| EXERCISE |
Reproduce each line from the first in the data through the line that contains "0.0126, 0.0191, 0.0135]" exactly; give nothing else.

| MATERIAL |

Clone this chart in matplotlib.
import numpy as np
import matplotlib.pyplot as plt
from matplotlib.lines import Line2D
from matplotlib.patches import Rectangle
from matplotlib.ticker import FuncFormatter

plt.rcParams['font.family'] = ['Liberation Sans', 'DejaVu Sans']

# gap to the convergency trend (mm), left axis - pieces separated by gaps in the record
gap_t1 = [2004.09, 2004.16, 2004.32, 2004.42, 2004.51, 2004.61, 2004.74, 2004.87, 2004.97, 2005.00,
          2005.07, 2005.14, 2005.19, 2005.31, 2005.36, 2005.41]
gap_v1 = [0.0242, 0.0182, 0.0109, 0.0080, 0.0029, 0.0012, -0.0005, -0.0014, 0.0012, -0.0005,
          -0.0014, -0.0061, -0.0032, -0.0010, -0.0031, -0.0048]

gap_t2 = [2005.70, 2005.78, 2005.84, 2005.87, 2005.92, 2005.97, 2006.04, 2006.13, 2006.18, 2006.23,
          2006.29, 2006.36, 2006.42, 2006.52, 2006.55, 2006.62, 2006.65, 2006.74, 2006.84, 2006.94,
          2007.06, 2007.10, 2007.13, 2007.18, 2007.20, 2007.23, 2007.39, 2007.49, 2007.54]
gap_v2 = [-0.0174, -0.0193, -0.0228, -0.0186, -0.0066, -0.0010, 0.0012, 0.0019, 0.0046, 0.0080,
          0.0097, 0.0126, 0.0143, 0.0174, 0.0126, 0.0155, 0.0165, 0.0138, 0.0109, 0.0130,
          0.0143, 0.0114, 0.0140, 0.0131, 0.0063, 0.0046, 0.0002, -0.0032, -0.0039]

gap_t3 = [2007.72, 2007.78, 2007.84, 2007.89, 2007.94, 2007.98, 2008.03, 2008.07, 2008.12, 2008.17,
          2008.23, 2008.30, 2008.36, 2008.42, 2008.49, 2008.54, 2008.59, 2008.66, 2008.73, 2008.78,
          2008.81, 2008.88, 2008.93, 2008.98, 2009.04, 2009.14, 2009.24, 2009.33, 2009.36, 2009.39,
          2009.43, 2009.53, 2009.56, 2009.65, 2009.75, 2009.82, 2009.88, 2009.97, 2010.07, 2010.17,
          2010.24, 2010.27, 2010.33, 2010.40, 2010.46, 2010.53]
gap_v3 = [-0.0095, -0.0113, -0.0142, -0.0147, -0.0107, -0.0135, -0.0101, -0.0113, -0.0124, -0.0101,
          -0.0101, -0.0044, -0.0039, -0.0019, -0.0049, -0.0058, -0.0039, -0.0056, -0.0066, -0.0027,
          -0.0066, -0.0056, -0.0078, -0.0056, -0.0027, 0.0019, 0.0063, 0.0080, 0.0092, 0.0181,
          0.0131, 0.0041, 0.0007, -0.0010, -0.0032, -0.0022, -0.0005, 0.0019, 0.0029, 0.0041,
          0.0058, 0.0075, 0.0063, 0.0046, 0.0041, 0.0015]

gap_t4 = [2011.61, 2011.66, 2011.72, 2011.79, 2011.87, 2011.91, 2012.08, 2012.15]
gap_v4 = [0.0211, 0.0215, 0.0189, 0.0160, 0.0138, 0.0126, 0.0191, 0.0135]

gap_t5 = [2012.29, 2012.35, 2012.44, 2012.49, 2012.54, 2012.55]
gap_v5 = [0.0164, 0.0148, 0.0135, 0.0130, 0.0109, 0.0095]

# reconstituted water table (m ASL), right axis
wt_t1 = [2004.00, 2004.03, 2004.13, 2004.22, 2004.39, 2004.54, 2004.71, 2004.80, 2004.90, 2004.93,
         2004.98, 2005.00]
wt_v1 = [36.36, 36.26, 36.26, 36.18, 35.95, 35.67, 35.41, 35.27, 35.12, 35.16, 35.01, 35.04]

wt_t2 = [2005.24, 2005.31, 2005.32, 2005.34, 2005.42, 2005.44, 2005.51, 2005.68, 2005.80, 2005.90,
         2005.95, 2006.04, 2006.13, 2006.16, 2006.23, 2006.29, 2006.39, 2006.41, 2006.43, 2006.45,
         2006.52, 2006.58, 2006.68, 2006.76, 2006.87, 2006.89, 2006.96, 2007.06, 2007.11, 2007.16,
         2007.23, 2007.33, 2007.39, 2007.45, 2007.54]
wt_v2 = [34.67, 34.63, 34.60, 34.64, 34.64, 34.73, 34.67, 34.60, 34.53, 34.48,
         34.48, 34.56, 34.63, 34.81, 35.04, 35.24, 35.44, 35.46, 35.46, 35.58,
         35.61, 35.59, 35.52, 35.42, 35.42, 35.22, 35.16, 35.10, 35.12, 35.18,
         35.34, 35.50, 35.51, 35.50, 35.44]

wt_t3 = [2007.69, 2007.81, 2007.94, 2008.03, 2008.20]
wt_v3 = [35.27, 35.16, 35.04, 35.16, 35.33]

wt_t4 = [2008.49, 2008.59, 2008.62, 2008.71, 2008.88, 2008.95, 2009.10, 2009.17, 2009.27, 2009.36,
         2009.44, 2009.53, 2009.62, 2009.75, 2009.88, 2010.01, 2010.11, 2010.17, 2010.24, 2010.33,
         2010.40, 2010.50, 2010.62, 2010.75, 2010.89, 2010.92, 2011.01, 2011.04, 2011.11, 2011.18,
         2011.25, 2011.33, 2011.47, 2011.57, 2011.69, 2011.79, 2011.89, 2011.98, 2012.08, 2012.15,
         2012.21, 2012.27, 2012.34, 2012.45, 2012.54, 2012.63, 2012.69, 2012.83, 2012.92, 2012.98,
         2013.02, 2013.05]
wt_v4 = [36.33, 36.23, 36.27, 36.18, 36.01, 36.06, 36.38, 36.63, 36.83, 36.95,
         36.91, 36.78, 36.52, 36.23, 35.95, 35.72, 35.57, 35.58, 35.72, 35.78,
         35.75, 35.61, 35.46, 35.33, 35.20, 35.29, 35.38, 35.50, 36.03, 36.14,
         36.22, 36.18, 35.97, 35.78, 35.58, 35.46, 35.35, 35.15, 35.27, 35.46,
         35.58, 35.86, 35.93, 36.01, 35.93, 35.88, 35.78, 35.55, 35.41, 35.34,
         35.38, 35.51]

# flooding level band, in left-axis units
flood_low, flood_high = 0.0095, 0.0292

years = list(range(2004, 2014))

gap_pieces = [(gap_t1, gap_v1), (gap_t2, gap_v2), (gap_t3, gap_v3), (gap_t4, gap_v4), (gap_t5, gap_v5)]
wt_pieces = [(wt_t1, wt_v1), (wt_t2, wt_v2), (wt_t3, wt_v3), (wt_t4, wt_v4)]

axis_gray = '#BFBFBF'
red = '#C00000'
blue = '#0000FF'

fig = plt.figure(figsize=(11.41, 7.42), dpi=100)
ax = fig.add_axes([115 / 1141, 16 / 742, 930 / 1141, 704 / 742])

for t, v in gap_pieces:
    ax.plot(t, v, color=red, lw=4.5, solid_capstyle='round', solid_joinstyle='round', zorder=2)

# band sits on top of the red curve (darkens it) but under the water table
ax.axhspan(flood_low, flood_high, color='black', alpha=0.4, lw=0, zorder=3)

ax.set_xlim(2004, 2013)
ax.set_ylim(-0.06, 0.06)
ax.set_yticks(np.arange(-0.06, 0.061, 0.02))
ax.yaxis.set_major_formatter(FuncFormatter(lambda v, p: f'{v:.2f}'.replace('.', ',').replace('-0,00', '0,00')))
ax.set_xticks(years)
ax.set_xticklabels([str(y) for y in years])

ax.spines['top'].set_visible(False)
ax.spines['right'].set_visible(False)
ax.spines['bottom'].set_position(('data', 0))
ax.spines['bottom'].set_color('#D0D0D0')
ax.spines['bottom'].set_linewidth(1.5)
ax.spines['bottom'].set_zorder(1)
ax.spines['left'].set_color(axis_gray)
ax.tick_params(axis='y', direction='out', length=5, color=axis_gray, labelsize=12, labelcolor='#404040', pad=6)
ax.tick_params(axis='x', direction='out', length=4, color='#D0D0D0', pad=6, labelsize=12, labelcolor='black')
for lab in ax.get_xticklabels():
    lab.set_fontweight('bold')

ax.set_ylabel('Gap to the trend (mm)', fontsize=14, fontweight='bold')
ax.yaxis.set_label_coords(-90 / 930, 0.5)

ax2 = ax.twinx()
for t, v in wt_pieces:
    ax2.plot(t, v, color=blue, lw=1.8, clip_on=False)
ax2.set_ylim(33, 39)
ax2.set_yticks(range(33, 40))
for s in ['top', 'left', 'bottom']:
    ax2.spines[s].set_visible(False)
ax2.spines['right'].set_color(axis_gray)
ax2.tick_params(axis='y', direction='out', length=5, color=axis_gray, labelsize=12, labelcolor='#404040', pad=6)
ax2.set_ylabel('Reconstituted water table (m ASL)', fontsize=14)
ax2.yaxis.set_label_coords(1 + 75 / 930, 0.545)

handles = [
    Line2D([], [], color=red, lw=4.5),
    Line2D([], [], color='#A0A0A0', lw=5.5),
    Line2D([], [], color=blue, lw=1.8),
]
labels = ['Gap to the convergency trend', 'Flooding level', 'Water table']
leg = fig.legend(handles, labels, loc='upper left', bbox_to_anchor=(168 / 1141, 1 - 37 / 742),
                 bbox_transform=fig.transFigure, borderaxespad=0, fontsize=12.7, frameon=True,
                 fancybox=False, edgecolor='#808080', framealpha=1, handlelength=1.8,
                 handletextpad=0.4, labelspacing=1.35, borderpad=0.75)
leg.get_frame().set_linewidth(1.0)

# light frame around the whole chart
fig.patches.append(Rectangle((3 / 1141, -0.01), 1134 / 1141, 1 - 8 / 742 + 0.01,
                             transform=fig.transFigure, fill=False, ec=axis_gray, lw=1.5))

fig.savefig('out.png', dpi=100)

| COMPLETED EXERCISE |
Clone this chart in matplotlib.
import numpy as np
import matplotlib.pyplot as plt
from matplotlib.lines import Line2D
from matplotlib.patches import Rectangle
from matplotlib.ticker import FuncFormatter

plt.rcParams['font.family'] = ['Liberation Sans', 'DejaVu Sans']

# gap to the convergency trend (mm), left axis - pieces separated by gaps in the record
gap_t1 = [2004.09, 2004.16, 2004.32, 2004.42, 2004.51, 2004.61, 2004.74, 2004.87, 2004.97, 2005.00,
          2005.07, 2005.14, 2005.19, 2005.31, 2005.36, 2005.41]
gap_v1 = [0.0242, 0.0182, 0.0109, 0.0080, 0.0029, 0.0012, -0.0005, -0.0014, 0.0012, -0.0005,
          -0.0014, -0.0061, -0.0032, -0.0010, -0.0031, -0.0048]

gap_t2 = [2005.70, 2005.78, 2005.84, 2005.87, 2005.92, 2005.97, 2006.04, 2006.13, 2006.18, 2006.23,
          2006.29, 2006.36, 2006.42, 2006.52, 2006.55, 2006.62, 2006.65, 2006.74, 2006.84, 2006.94,
          2007.06, 2007.10, 2007.13, 2007.18, 2007.20, 2007.23, 2007.39, 2007.49, 2007.54]
gap_v2 = [-0.0174, -0.0193, -0.0228, -0.0186, -0.0066, -0.0010, 0.0012, 0.0019, 0.0046, 0.0080,
          0.0097, 0.0126, 0.0143, 0.0174, 0.0126, 0.0155, 0.0165, 0.0138, 0.0109, 0.0130,
          0.0143, 0.0114, 0.0140, 0.0131, 0.0063, 0.0046, 0.0002, -0.0032, -0.0039]

gap_t3 = [2007.72, 2007.78, 2007.84, 2007.89, 2007.94, 2007.98, 2008.03, 2008.07, 2008.12, 2008.17,
          2008.23, 2008.30, 2008.36, 2008.42, 2008.49, 2008.54, 2008.59, 2008.66, 2008.73, 2008.78,
          2008.81, 2008.88, 2008.93, 2008.98, 2009.04, 2009.14, 2009.24, 2009.33, 2009.36, 2009.39,
          2009.43, 2009.53, 2009.56, 2009.65, 2009.75, 2009.82, 2009.88, 2009.97, 2010.07, 2010.17,
          2010.24, 2010.27, 2010.33, 2010.40, 2010.46, 2010.53]
gap_v3 = [-0.0095, -0.0113, -0.0142, -0.0147, -0.0107, -0.0135, -0.0101, -0.0113, -0.0124, -0.0101,
          -0.0101, -0.0044, -0.0039, -0.0019, -0.0049, -0.0058, -0.0039, -0.0056, -0.0066, -0.0027,
          -0.0066, -0.0056, -0.0078, -0.0056, -0.0027, 0.0019, 0.0063, 0.0080, 0.0092, 0.0181,
          0.0131, 0.0041, 0.0007, -0.0010, -0.0032, -0.0022, -0.0005, 0.0019, 0.0029, 0.0041,
          0.0058, 0.0075, 0.0063, 0.0046, 0.0041, 0.0015]

gap_t4 = [2011.61, 2011.66, 2011.72, 2011.79, 2011.87, 2011.91, 2012.08, 2012.15]
gap_v4 = [0.0211, 0.0215, 0.0189, 0.0160, 0.0138, 0.0126, 0.0191, 0.0135]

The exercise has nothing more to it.